* [Aim of the task] Transcribe the listing verbatim. Do not carry over any pictures.

* [Material]
::::::::::
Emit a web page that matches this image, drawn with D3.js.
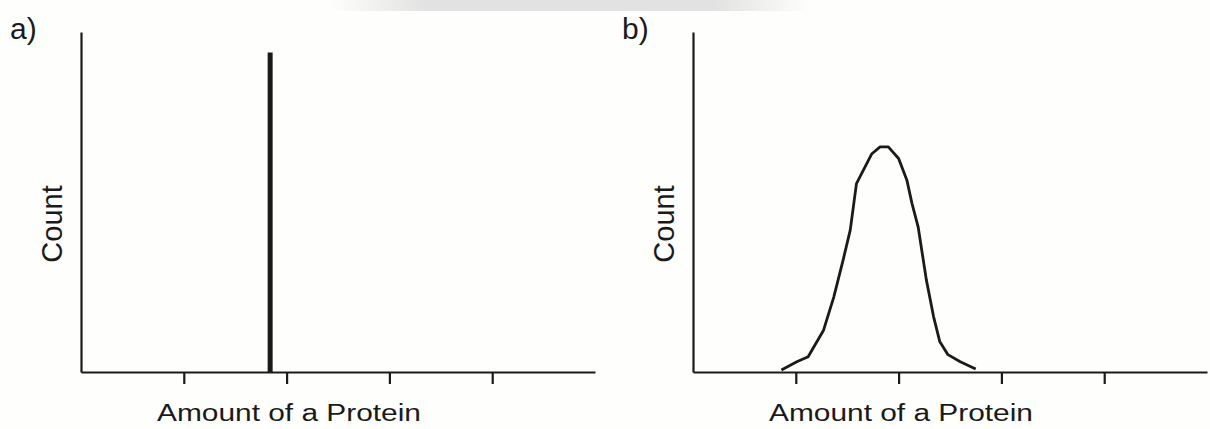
<!DOCTYPE html>
<meta charset="utf-8">
<script src="https://d3js.org/d3.v7.min.js"></script>
<style>
  body { margin: 0; background: #fefefc; }
  text { font-family: "Liberation Sans", Arial, sans-serif; fill: #1a1a1a; }
</style>
<body>
<div id="chart"></div>
<script>
// panel labels and axis titles
var panelLabels = ["a)", "b)"];
var xTitle = "Amount of a Protein";
var yTitle = "Count";
var tickValues = [1, 2, 3, 4];

// panel a: every cell has the same amount -> one spike
var spikeX = [1.84];
var spikeY = [0.94];

// panel b: distribution of amounts
var curveX = [0.86, 1.01, 1.12, 1.27, 1.37, 1.46, 1.53, 1.59, 1.74, 1.82, 1.90, 2.00, 2.08, 2.13, 2.19, 2.27, 2.34, 2.40, 2.48, 2.60, 2.75];
var curveY = [0.006, 0.030, 0.045, 0.123, 0.221, 0.329, 0.418, 0.554, 0.642, 0.662, 0.662, 0.628, 0.565, 0.496, 0.427, 0.271, 0.163, 0.090, 0.051, 0.030, 0.009];

(function() {
  var W = 1210, H = 429;
  var svg = d3.select("#chart").append("svg")
    .attr("width", W).attr("height", H);

  // faint watermark band along the top edge
  var grad = svg.append("defs").append("linearGradient").attr("id", "band");
  grad.append("stop").attr("offset", "0").attr("stop-color", "#e2e2e2").attr("stop-opacity", 0);
  grad.append("stop").attr("offset", "0.2").attr("stop-color", "#e2e2e2").attr("stop-opacity", 1);
  grad.append("stop").attr("offset", "0.8").attr("stop-color", "#e2e2e2").attr("stop-opacity", 1);
  grad.append("stop").attr("offset", "1").attr("stop-color", "#e2e2e2").attr("stop-opacity", 0);
  svg.append("rect").attr("x", 330).attr("y", 0).attr("width", 480).attr("height", 11)
    .attr("fill", "url(#band)");

  var panels = [{left: 81}, {left: 693}];
  var top = 32, bottom = 372, axisLen = 514;

  panels.forEach(function(p, i) {
    var x = d3.scaleLinear().domain([0, 5]).range([p.left, p.left + axisLen]);
    var y = d3.scaleLinear().domain([0, 1]).range([bottom, top]);
    var g = svg.append("g");

    g.append("g")
      .attr("transform", "translate(0," + bottom + ")")
      .call(d3.axisBottom(x).tickValues(tickValues).tickSize(12).tickSizeOuter(0).tickFormat(""))
      .call(function(a) {
        a.selectAll("path, line").attr("stroke", "#1a1a1a").attr("stroke-width", 2.2);
      });

    g.append("g")
      .attr("transform", "translate(" + p.left + ",0)")
      .call(d3.axisLeft(y).tickValues([]).tickSizeOuter(0))
      .call(function(a) {
        a.select("path").attr("stroke", "#1a1a1a").attr("stroke-width", 2.2);
      });

    g.append("text")
      .attr("x", p.left - 71)
      .attr("y", 39)
      .style("font-size", "30px")
      .text(panelLabels[i]);

    g.append("text")
      .attr("transform", "translate(" + (p.left - 19) + "," + ((top + bottom) / 2 + 22) + ") rotate(-90)")
      .attr("text-anchor", "middle")
      .style("font-size", "29px")
      .text(yTitle);

    g.append("text")
      .attr("x", p.left + 76)
      .attr("y", 421)
      .attr("textLength", 264)
      .attr("lengthAdjust", "spacingAndGlyphs")
      .style("font-size", "23px")
      .text(xTitle);

    if (i === 0) {
      g.selectAll(".spike").data(spikeX).enter().append("line")
        .attr("x1", function(d) { return x(d); })
        .attr("x2", function(d) { return x(d); })
        .attr("y1", y(0))
        .attr("y2", function(d, j) { return y(spikeY[j]); })
        .attr("stroke", "#1a1a1a")
        .attr("stroke-width", 5);
    } else {
      var pts = curveX.map(function(d, j) { return [d, curveY[j]]; });
      g.append("path")
        .datum(pts)
        .attr("fill", "none")
        .attr("stroke", "#1a1a1a")
        .attr("stroke-width", 2.8)
        .attr("stroke-linejoin", "round")
        .attr("d", d3.line()
          .x(function(d) { return x(d[0]); })
          .y(function(d) { return y(d[1]); }));
    }
  });
})();
</script>
</body>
::::::::::
* [Response to the exercise]
Emit a web page that matches this image, drawn with D3.js.
<!DOCTYPE html>
<meta charset="utf-8">
<script src="https://d3js.org/d3.v7.min.js"></script>
<style>
  body { margin: 0; background: #fefefc; }
  text { font-family: "Liberation Sans", Arial, sans-serif; fill: #1a1a1a; }
</style>
<body>
<div id="chart"></div>
<script>
// panel labels and axis titles
var panelLabels = ["a)", "b)"];
var xTitle = "Amount of a Protein";
var yTitle = "Count";
var tickValues = [1, 2, 3, 4];

// panel a: every cell has the same amount -> one spike
var spikeX = [1.84];
var spikeY = [0.94];

// panel b: distribution of amounts
var curveX = [0.86, 1.01, 1.12, 1.27, 1.37, 1.46, 1.53, 1.59, 1.74, 1.82, 1.90, 2.00, 2.08, 2.13, 2.19, 2.27, 2.34, 2.40, 2.48, 2.60, 2.75];
var curveY = [0.006, 0.030, 0.045, 0.123, 0.221, 0.329, 0.418, 0.554, 0.642, 0.662, 0.662, 0.628, 0.565, 0.496, 0.427, 0.271, 0.163, 0.090, 0.051, 0.030, 0.009];

(function() {
  var W = 1210, H = 429;
  var svg = d3.select("#chart").append("svg")
    .attr("width", W).attr("height", H);

  // faint watermark band along the top edge
  var grad = svg.append("defs").append("linearGradient").attr("id", "band");
  grad.append("stop").attr("offset", "0").attr("stop-color", "#e2e2e2").attr("stop-opacity", 0);
  grad.append("stop").attr("offset", "0.2").attr("stop-color", "#e2e2e2").attr("stop-opacity", 1);
  grad.append("stop").attr("offset", "0.8").attr("stop-color", "#e2e2e2").attr("stop-opacity", 1);
  grad.append("stop").attr("offset", "1").attr("stop-color", "#e2e2e2").attr("stop-opacity", 0);
  svg.append("rect").attr("x", 330).attr("y", 0).attr("width", 480).attr("height", 11)
    .attr("fill", "url(#band)");

  var panels = [{left: 81}, {left: 693}];
  var top = 32, bottom = 372, axisLen = 514;

  panels.forEach(function(p, i) {
    var x = d3.scaleLinear().domain([0, 5]).range([p.left, p.left + axisLen]);
    var y = d3.scaleLinear().domain([0, 1]).range([bottom, top]);
    var g = svg.append("g");

    g.append("g")
      .attr("transform", "translate(0," + bottom + ")")
      .call(d3.axisBottom(x).tickValues(tickValues).tickSize(12).tickSizeOuter(0).tickFormat(""))
      .call(function(a) {
        a.selectAll("path, line").attr("stroke", "#1a1a1a").attr("stroke-width", 2.2);
      });

    g.append("g")
      .attr("transform", "translate(" + p.left + ",0)")
      .call(d3.axisLeft(y).tickValues([]).tickSizeOuter(0))
      .call(function(a) {
        a.select("path").attr("stroke", "#1a1a1a").attr("stroke-width", 2.2);
      });

    g.append("text")
      .attr("x", p.left - 71)
      .attr("y", 39)
      .style("font-size", "30px")
      .text(panelLabels[i]);

    g.append("text")
      .attr("transform", "translate(" + (p.left - 19) + "," + ((top + bottom) / 2 + 22) + ") rotate(-90)")
      .attr("text-anchor", "middle")
      .style("font-size", "29px")
      .text(yTitle);

    g.append("text")
      .attr("x", p.left + 76)
      .attr("y", 421)
      .attr("textLength", 264)
      .attr("lengthAdjust", "spacingAndGlyphs")
      .style("font-size", "23px")
      .text(xTitle);

    if (i === 0) {
      g.selectAll(".spike").data(spikeX).enter().append("line")
        .attr("x1", function(d) { return x(d); })
        .attr("x2", function(d) { return x(d); })
        .attr("y1", y(0))
        .attr("y2", function(d, j) { return y(spikeY[j]); })
        .attr("stroke", "#1a1a1a")
        .attr("stroke-width", 5);
    } else {
      var pts = curveX.map(function(d, j) { return [d, curveY[j]]; });
      g.append("path")
        .datum(pts)
        .attr("fill", "none")
        .attr("stroke", "#1a1a1a")
        .attr("stroke-width", 2.8)
        .attr("stroke-linejoin", "round")
        .attr("d", d3.line()
          .x(function(d) { return x(d[0]); })
          .y(function(d) { return y(d[1]); }));
    }
  });
})();
</script>
</body>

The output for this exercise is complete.